As the show progresses, we learn that Omar is so notorious in Baltimore for robbing drug dealers that the corner boys all know his name; when he is spotted coming down a ramshackle city steet, whistling his trademark “The Farmer in the Dell,” everyone scatters. Rather than face his double barrels, dealers minding stash houses voluntarily toss down their drugs and money from second-story redoubts. With more game opponents, Omar goes in both barrels blazing. Sometimes he hatches elaborate plans. Trapped in a shootout in an apartment, he jumps four stories.
Omar also brings us one of the greatest gunfights ever produced on film—a showdown in an alley, during the 11th episode of season three, between Omar and the hired assassin Bowtie, also known as Brother Mouzone. Penned by the author and TV writer George Pelecanos, an executive producer of the series, the scene turns the familiar cliché of the gun duel on its ear, starting with Omar’s refusal to lay down his weapon. The dialogue is crisp and original—you have the sense that you’re listening in on an actual meeting between two capable professionals from vastly different worlds (speaking vastly different dialects) who appreciate each other as warrior/technicians.

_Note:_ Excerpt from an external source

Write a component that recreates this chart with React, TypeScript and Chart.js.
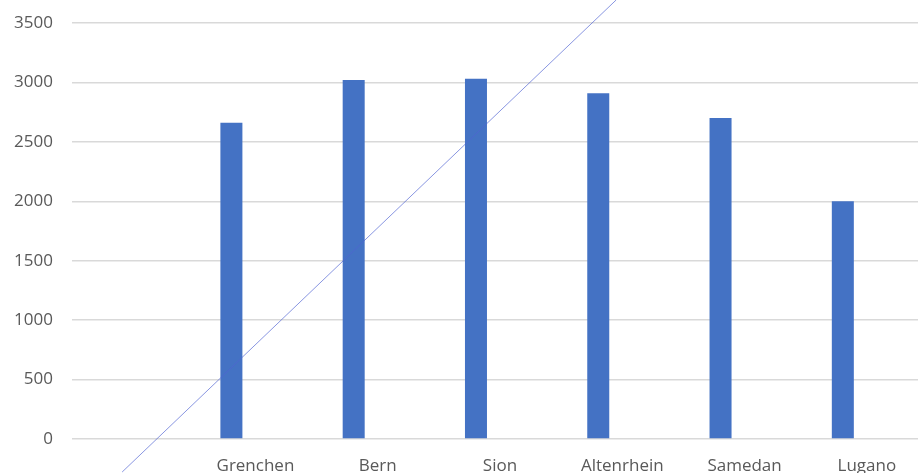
import React, { useEffect, useRef } from "react";
import { Chart, registerables } from "chart.js";

Chart.register(...registerables);

const categories = ["", "Grenchen", "Bern", "Sion", "Altenrhein", "Samedan", "Lugano"];
const seriesValues = [null, 2660, 3020, 3030, 2910, 2700, 2000];
const emptySeries = [null, null, null, null, null, null, null];
const yTicks = [0, 500, 1000, 1500, 2000, 2500, 3000, 3500];
// stray thin diagonal stroke crossing the picture, in (category index, value) space
const strokeX = [-0.09, 3.95];
const strokeY = [-278, 3694];

const strokePlugin = {
  id: "stroke",
  afterDatasetsDraw(chart: any) {
    const xs = chart.scales.x;
    const ys = chart.scales.y;
    const ctx = chart.ctx;
    ctx.save();
    ctx.strokeStyle = "rgba(80,100,210,0.85)";
    ctx.lineWidth = 0.8;
    ctx.beginPath();
    strokeX.forEach((xv, i) => {
      const px = xs.getPixelForValue(xv);
      const py = ys.getPixelForValue(strokeY[i]);
      if (i === 0) ctx.moveTo(px, py);
      else ctx.lineTo(px, py);
    });
    ctx.stroke();
    ctx.restore();
  },
};

export default function App() {
  const ref = useRef<HTMLCanvasElement | null>(null);

  useEffect(() => {
    if (!ref.current) return;
    const font = { family: "'Open Sans', sans-serif", size: 17 };
    const chart = new Chart(ref.current, {
      type: "bar",
      data: {
        labels: categories,
        datasets: [
          { label: "Series 1", data: seriesValues, backgroundColor: "#4472C4", categoryPercentage: 0.786, barPercentage: 0.458 },
          { label: "Series 2", data: emptySeries, backgroundColor: "#ED7D31", categoryPercentage: 0.786, barPercentage: 0.458 },
        ],
      },
      options: {
        responsive: false,
        animation: false,
        layout: { padding: { top: 23, right: 0, left: 0, bottom: 0 } },
        plugins: { legend: { display: false }, tooltip: { enabled: false } },
        scales: {
          x: {
            afterFit: (s: any) => {
              s.height = 34;
            },
            grid: { display: false, drawTicks: false },
            border: { display: false },
            ticks: { color: "#595959", font, padding: 17, maxRotation: 0, autoSkip: false },
          },
          y: {
            min: 0,
            max: 3500,
            afterFit: (s: any) => {
              s.width = 72;
              s.paddingTop = 10;
              s.paddingBottom = 10;
            },
            afterBuildTicks: (s: any) => {
              s.ticks = yTicks.map((v) => ({ value: v }));
            },
            grid: { color: "#d9d9d9", lineWidth: 1.5, drawTicks: false },
            border: { display: false },
            ticks: { color: "#595959", font, padding: 19, callback: (v: any) => String(v) },
          },
        },
      },
      plugins: [strokePlugin],
    });
    return () => chart.destroy();
  }, []);

  return (
    <div style={{ position: "fixed", left: 0, top: 0, width: 918, height: 473, overflow: "hidden", background: "#fff" }}>
      <canvas ref={ref} width={928} height={473} style={{ display: "block" }} />
    </div>
  );
}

Best of all: Not a shot is fired.
Eventually, Omar reaches thug nirvana and actually gets out of the game. He plots the big score, escapes with the money, finds a new life on the oceanfront near San Juan with a high-maintenance Puerto Rican boy named Renaldo…
Only to be pulled back to the streets of Baltimore to avenge the torture and death of Butchie, the blind owner of a bar who is Omar’s banker, father figure, and only true friend.
As with all tragic figures, Omar’s unique moral compass will eventually be his undoing—shot in the head in a Korean market by a middle-school-age hired assassin who grew up worshipping his myth.
Omar didn’t see it coming, and neither did I.